OK I will admit that I also took 7-2, just in case.
This was Fairyland. Everything went right for United, and Arsenal were bad, but not awful. They were missing a couple of players, but this was a very open match to the end and, unlike City, Arsenal’s defence was dreadful.
So United fans will be very confident of beating Arsenal at home, though not by a cricket score.
The Gunners play pretty football but so much will hinge on whether they can keep Robin van Persie. if they can’t, and better still if the Dutchman were playing for the home team, this would be a banker home.

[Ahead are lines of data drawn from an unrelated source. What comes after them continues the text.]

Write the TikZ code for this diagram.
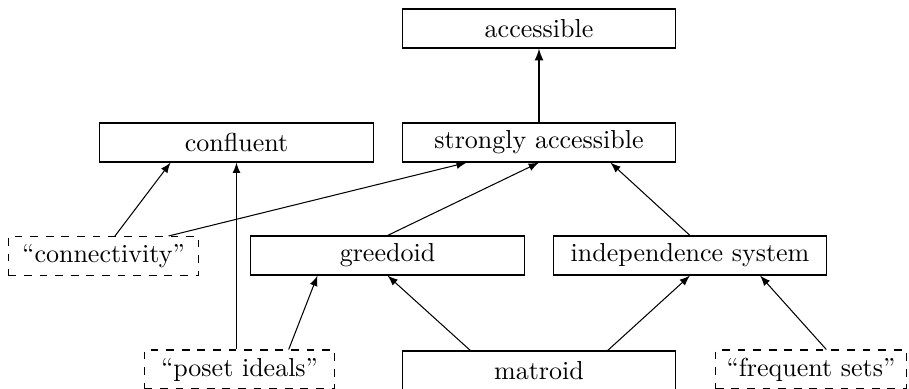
\documentclass[tikz,border=0pt]{standalone}
\usetikzlibrary{calc,arrows}
\begin{document}
\begin{tikzpicture}[x=0.3846pt,y=-0.3846pt,
  solidbox/.style={draw,rectangle,minimum width=105.2pt,minimum height=15pt,inner sep=2pt},
  dashbox/.style={draw,dashed,rectangle,minimum width=73.2pt,minimum height=15pt,inner sep=2pt},
  edge/.style={-latex}]
\useasboundingbox (0,0) rectangle (909,388);
\node[solidbox] (acc) at (539,28.5) {accessible};
\node[solidbox] (sacc) at (539,142.5) {strongly accessible};
\node[solidbox] (conf) at (236.5,142.5) {confluent};
\node[dashbox] (conn) at (103.5,256) {``connectivity''};
\node[solidbox] (greed) at (387.5,255.5) {greedoid};
\node[solidbox] (indep) at (690,255.5) {independence system};
\node[dashbox] (poset) at (239.5,369.5) {``poset ideals''};
\node[solidbox] (mat) at (539,370.5) {matroid};
\node[dashbox] (freq) at (811,369.5) {``frequent sets''};

\draw[edge,semithick] (sacc.north) -- (acc.south);
\draw[edge] ($(conn.north west)!0.56!(conn.north east)$) -- ($(conf.south west)!0.26!(conf.south east)$);
\draw[edge] ($(conn.north west)!0.84!(conn.north east)$) -- ($(sacc.south west)!0.237!(sacc.south east)$);
\draw[edge] (conf.south |- poset.north) -- (conf.south);
\draw[edge] ($(poset.north west)!0.757!(poset.north east)$) -- ($(greed.south west)!0.245!(greed.south east)$);
\draw[edge] (greed.north) -- (sacc.south);
\draw[edge] (indep.north) -- ($(sacc.south west)!0.76!(sacc.south east)$);
\draw[edge] ($(mat.north west)!0.25!(mat.north east)$) -- (greed.south);
\draw[edge] ($(mat.north west)!0.75!(mat.north east)$) -- (indep.south);
\draw[edge] ($(freq.north west)!0.58!(freq.north east)$) -- ($(indep.south west)!0.755!(indep.south east)$);
\end{tikzpicture}
\end{document}
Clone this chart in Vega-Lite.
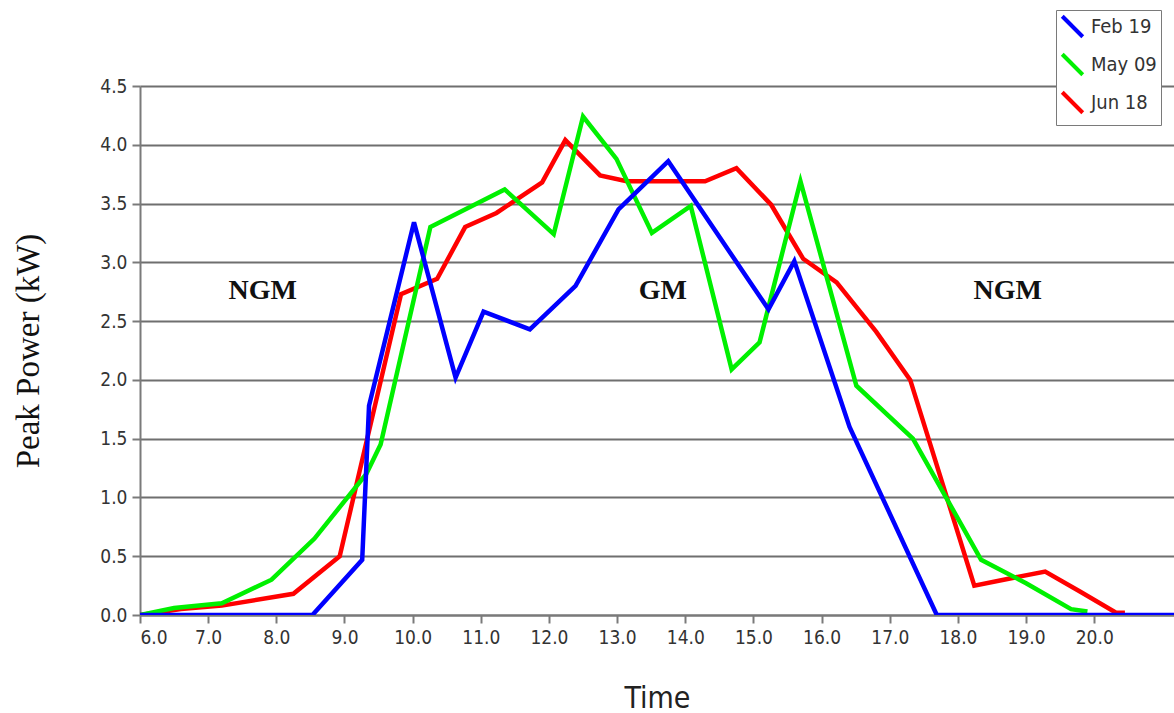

OK, so Arsenal fans are already raving about Olivier Giroud, but they also were about Marouane Chamakh and, to a lesser extent, Nicholas Bendtner, both of whom are likely to leave.
And then there was “wonderkid” Andrei Arshavin, and now even Theo Walcott may not be there next season.
A lot falls on the shoulders of Alex Oxlade-Chamberlain if all these things come to pass.
United’s recent success has been built on defensive reliability. That this was lacking last season was largely down to the appalling injury crisis, of which losing Nemanja Vidic was the most costly.
This season, United will have a more settled look, even though five centre-backs and four full-backs will be used. Ferdinand is back to his best; Vidic is back; Jonny Evans has arrived; and Chris Smalling and Phil Jones are chomping at the bit.
Arsenal won’t be good enough to break United down. The Red Devils should make hay.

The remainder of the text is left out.